We posit two interrelated mechanisms by which social media may lead to empirically verifiable benefits in the context of revolutionary movements: a social capital mechanism, wherein social media increases social capital among actual or potential participants, which may then be converted into effective political action; and an institutional mechanism, wherein social media is situated in a larger institutional framework that includes other forms of new media as well as traditional media and is used to gain institutional support and compete discursively with oppressive regimes. Although some studies have hinted at or suggested the salience of these mechanisms, they have generally neglected the implications of the more poignant criticisms of critical scholars and stopped short of articulating an empirical research agenda informed by these hypothesized mechanisms.

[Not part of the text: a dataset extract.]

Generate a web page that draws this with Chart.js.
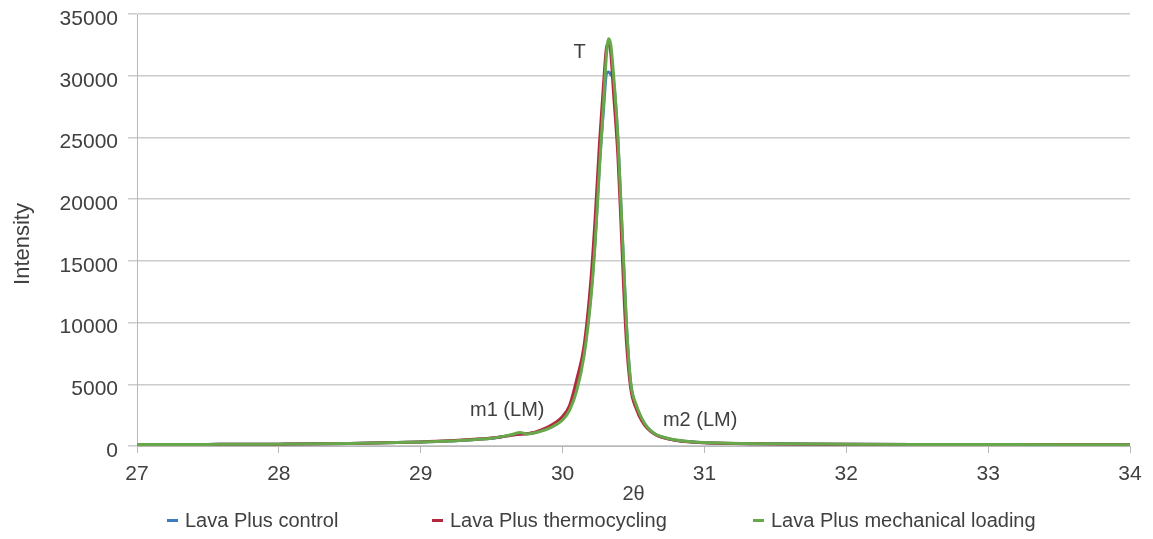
<!DOCTYPE html>
<html>
<head>
<meta charset="utf-8">
<script src="https://cdn.jsdelivr.net/npm/chart.js@4/dist/chart.umd.min.js"></script>
<style>
  html, body { margin: 0; padding: 0; background: #fff; }
  #wrap { position: relative; width: 1153px; height: 539px; }
  #legend { position: absolute; top: 509px; left: 0; width: 1153px; height: 26px;
    font-family: "Liberation Sans", Arial, sans-serif; font-size: 20px; color: #404040; }
  .item { position: absolute; top: 0; white-space: nowrap; }
  .mark { display: inline-block; width: 11px; height: 3px; margin-right: 7px; vertical-align: middle; position: relative; top: -1px; }
</style>
</head>
<body>
<div id="wrap">
  <canvas id="xrdChart" width="1153" height="539"></canvas>
  <div id="legend"></div>
</div>
<script>
// 2θ positions shared by all three scans
const twoTheta = [27.0, 27.5, 28.0, 28.5, 29.0, 29.2, 29.4, 29.5, 29.6, 29.65, 29.7, 29.75, 29.8, 29.85, 29.9, 29.95,
  30.0, 30.05, 30.1, 30.15, 30.2, 30.23, 30.26, 30.29, 30.31, 30.325, 30.34, 30.36, 30.39, 30.41, 30.43, 30.45,
  30.48, 30.52, 30.56, 30.6, 30.65, 30.7, 30.8, 30.9, 31.0, 31.5, 32.0, 32.5, 33.0, 33.5, 34.0];

const controlValues = [120, 130, 150, 200, 320, 400, 540, 620, 800, 900, 980, 1000, 1080, 1250, 1450, 1750,
  2200, 3000, 4700, 7500, 12300, 16800, 22800, 27500, 30200, 30300, 30100, 29500, 24800, 19800, 14800, 9800,
  5100, 3200, 2150, 1450, 980, 730, 470, 340, 270, 175, 145, 125, 115, 105, 105];

const thermoValues = [120, 130, 150, 200, 330, 420, 560, 650, 800, 880, 950, 1000, 1100, 1300, 1550, 1900,
  2400, 3300, 5400, 8000, 13500, 18500, 24500, 29500, 32300, 32600, 31800, 28500, 23500, 18500, 13000, 8500,
  4700, 3000, 2000, 1400, 950, 700, 450, 330, 260, 170, 140, 120, 110, 100, 100];

const mechValues = [120, 130, 150, 200, 320, 400, 540, 620, 820, 950, 1100, 980, 1050, 1200, 1400, 1700,
  2100, 2900, 4500, 7200, 12000, 16500, 22500, 28000, 31800, 33000, 32500, 30000, 25000, 20000, 15000, 10000,
  5200, 3300, 2200, 1500, 1000, 750, 480, 350, 280, 180, 150, 130, 120, 110, 110];

const seriesNames = ["Lava Plus control", "Lava Plus thermocycling", "Lava Plus mechanical loading"];
const seriesColors = ["#3b7cbf", "#b3283e", "#69a84a"];

const yTicks = [0, 5000, 10000, 15000, 20000, 25000, 30000, 35000];
const xTicks = [27, 28, 29, 30, 31, 32, 33, 34];

// peak labels, placed in data units
const peakLabels = [
  { text: "T", x: 30.12, y: 31900 },
  { text: "m1 (LM)", x: 29.61, y: 2850 },
  { text: "m2 (LM)", x: 30.97, y: 2050 },
];

const FONT = "'Liberation Sans', Arial, sans-serif";
const textColor = "#404040";

const toPoints = (vals) => vals.map((v, i) => ({ x: twoTheta[i], y: v }));

const textPlugin = {
  id: "chartText",
  afterDatasetsDraw(chart) {
    const { ctx, scales } = chart;
    ctx.save();
    ctx.font = "20px " + FONT;
    ctx.fillStyle = textColor;
    ctx.textAlign = "center";
    ctx.textBaseline = "middle";
    peakLabels.forEach((l) => {
      ctx.fillText(l.text, scales.x.getPixelForValue(l.x), scales.y.getPixelForValue(l.y));
    });
    // y axis title, sits a bit below the middle like the original
    ctx.font = "22px " + FONT;
    ctx.translate(23, 244);
    ctx.rotate(-Math.PI / 2);
    ctx.fillText("Intensity", 0, 0);
    ctx.restore();
  },
};

const datasets = [controlValues, thermoValues, mechValues].map((vals, i) => ({
  label: seriesNames[i],
  data: toPoints(vals),
  borderColor: seriesColors[i],
  backgroundColor: seriesColors[i],
  borderWidth: 3,
  pointRadius: 0,
  cubicInterpolationMode: "monotone",
  order: 2 - i, // green on top
}));

const chart = new Chart(document.getElementById("xrdChart").getContext("2d"), {
  type: "line",
  data: { datasets: datasets },
  plugins: [textPlugin],
  options: {
    responsive: false,
    animation: false,
    layout: { padding: { top: 14, right: 23, left: 0, bottom: 33 } },
    plugins: {
      legend: { display: false },
      tooltip: { enabled: false },
    },
    scales: {
      x: {
        type: "linear",
        min: 27,
        max: 34,
        afterBuildTicks: (s) => { s.ticks = xTicks.map((v) => ({ value: v })); },
        afterFit: (s) => { s.height = 60; s.paddingLeft = 0; s.paddingRight = 0; },
        grid: { drawOnChartArea: false, drawTicks: true, tickLength: 7, color: "#b8b8b8", lineWidth: 1 },
        border: { color: "#b8b8b8", width: 1 },
        ticks: { color: textColor, font: { family: FONT, size: 21 }, padding: 9, maxRotation: 0 },
        title: { display: true, text: "2θ", color: textColor, font: { family: FONT, size: 20 }, padding: { top: 0, bottom: 0 } },
      },
      y: {
        min: 0,
        max: 35000,
        afterBuildTicks: (s) => { s.ticks = yTicks.map((v) => ({ value: v })); },
        afterFit: (s) => { s.width = 137; s.paddingTop = 0; s.paddingBottom = 0; },
        grid: { color: "#cccccc", lineWidth: 1.5, tickLength: 9 },
        border: { color: "#b8b8b8", width: 1 },
        ticks: { color: textColor, font: { family: FONT, size: 21 }, padding: 10, labelOffset: 5, callback: (v) => String(v) },
      },
    },
  },
});

// legend drawn as html so spacing matches the original
const legendLeft = [167, 432, 753];
const legendBox = document.getElementById("legend");
seriesNames.forEach((name, i) => {
  const item = document.createElement("div");
  item.className = "item";
  item.style.left = legendLeft[i] + "px";
  item.innerHTML = `<span class="mark" style="background:${seriesColors[i]}"></span>${name}`;
  legendBox.appendChild(item);
});
</script>
</body>
</html>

This submission will begin to develop a more rigorous understanding of social media and revolutionary movements by integrating the findings of the extant literature and employing case studies of recent revolutionary movements to sketch a theoretical framework that may be used both to advance empirical research as well as to provide useful knowledge for participants involved in struggles against oppressive political regimes. Integration with the social movement literature will enable discussion of what benefits the use of social media confer, the extent to which these benefits are unique to social media’s enabling capacities, and how movements might continue to reap these benefits in spite of state or corporate interference. Implications and limitations will be discussed.